* **WHAT YOU HAVE TO DO**
Copy out the records precisely, omitting pictures.

----

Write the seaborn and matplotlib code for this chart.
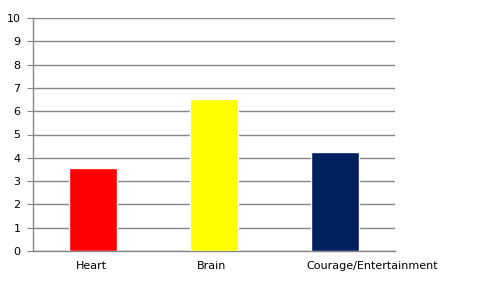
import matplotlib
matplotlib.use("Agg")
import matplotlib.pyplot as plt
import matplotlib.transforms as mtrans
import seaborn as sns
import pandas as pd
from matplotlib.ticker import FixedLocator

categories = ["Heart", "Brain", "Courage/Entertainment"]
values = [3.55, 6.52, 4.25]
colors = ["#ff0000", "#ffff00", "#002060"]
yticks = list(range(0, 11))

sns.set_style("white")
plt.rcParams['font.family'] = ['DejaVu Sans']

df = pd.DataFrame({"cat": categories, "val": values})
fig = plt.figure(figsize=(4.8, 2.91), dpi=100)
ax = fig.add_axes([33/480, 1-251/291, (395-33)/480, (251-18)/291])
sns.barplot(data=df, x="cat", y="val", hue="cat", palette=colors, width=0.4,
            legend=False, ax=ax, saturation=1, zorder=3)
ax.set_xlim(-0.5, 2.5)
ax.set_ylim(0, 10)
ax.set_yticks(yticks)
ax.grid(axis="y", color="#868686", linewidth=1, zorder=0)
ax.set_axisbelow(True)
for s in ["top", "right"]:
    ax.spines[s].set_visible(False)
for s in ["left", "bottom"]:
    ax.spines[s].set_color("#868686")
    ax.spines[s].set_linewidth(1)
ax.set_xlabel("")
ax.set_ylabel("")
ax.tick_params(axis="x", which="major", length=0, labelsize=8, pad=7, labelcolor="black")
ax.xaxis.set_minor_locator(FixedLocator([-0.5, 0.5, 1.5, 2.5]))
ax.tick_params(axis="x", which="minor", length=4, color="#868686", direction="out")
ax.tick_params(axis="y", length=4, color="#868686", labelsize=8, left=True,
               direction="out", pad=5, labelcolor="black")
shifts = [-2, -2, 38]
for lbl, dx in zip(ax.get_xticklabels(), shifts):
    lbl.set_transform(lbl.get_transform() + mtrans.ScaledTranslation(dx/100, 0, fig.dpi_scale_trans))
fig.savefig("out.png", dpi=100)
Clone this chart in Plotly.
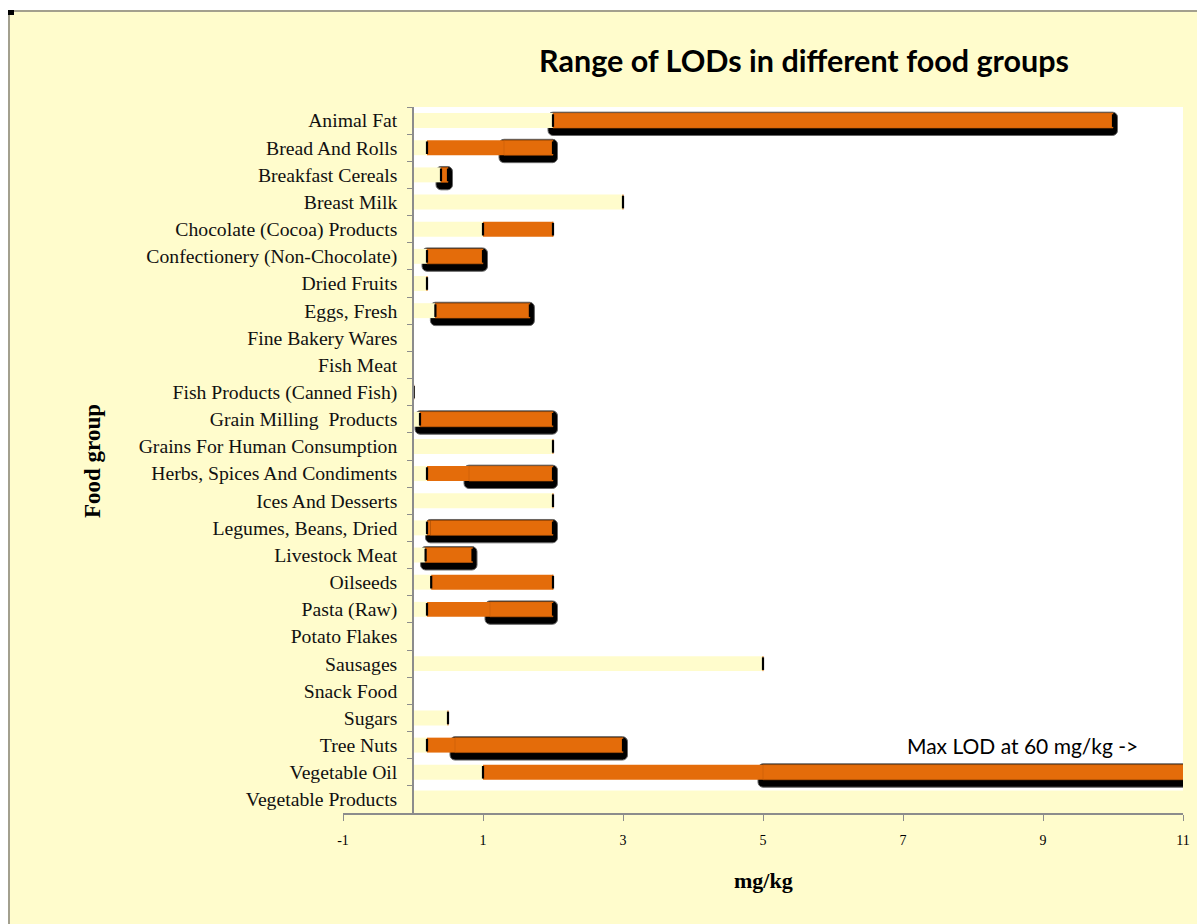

----

* **CORRECT RESPONSE**
Write the seaborn and matplotlib code for this chart.
import matplotlib
matplotlib.use("Agg")
import matplotlib.pyplot as plt
import matplotlib.transforms as mtrans
import seaborn as sns
import pandas as pd
from matplotlib.ticker import FixedLocator

categories = ["Heart", "Brain", "Courage/Entertainment"]
values = [3.55, 6.52, 4.25]
colors = ["#ff0000", "#ffff00", "#002060"]
yticks = list(range(0, 11))

sns.set_style("white")
plt.rcParams['font.family'] = ['DejaVu Sans']

df = pd.DataFrame({"cat": categories, "val": values})
fig = plt.figure(figsize=(4.8, 2.91), dpi=100)
ax = fig.add_axes([33/480, 1-251/291, (395-33)/480, (251-18)/291])
sns.barplot(data=df, x="cat", y="val", hue="cat", palette=colors, width=0.4,
            legend=False, ax=ax, saturation=1, zorder=3)
ax.set_xlim(-0.5, 2.5)
ax.set_ylim(0, 10)
ax.set_yticks(yticks)
ax.grid(axis="y", color="#868686", linewidth=1, zorder=0)
ax.set_axisbelow(True)
for s in ["top", "right"]:
    ax.spines[s].set_visible(False)
for s in ["left", "bottom"]:
    ax.spines[s].set_color("#868686")
    ax.spines[s].set_linewidth(1)
ax.set_xlabel("")
ax.set_ylabel("")
ax.tick_params(axis="x", which="major", length=0, labelsize=8, pad=7, labelcolor="black")
ax.xaxis.set_minor_locator(FixedLocator([-0.5, 0.5, 1.5, 2.5]))
ax.tick_params(axis="x", which="minor", length=4, color="#868686", direction="out")
ax.tick_params(axis="y", length=4, color="#868686", labelsize=8, left=True,
               direction="out", pad=5, labelcolor="black")
shifts = [-2, -2, 38]
for lbl, dx in zip(ax.get_xticklabels(), shifts):
    lbl.set_transform(lbl.get_transform() + mtrans.ScaledTranslation(dx/100, 0, fig.dpi_scale_trans))
fig.savefig("out.png", dpi=100)
Clone this chart in Plotly.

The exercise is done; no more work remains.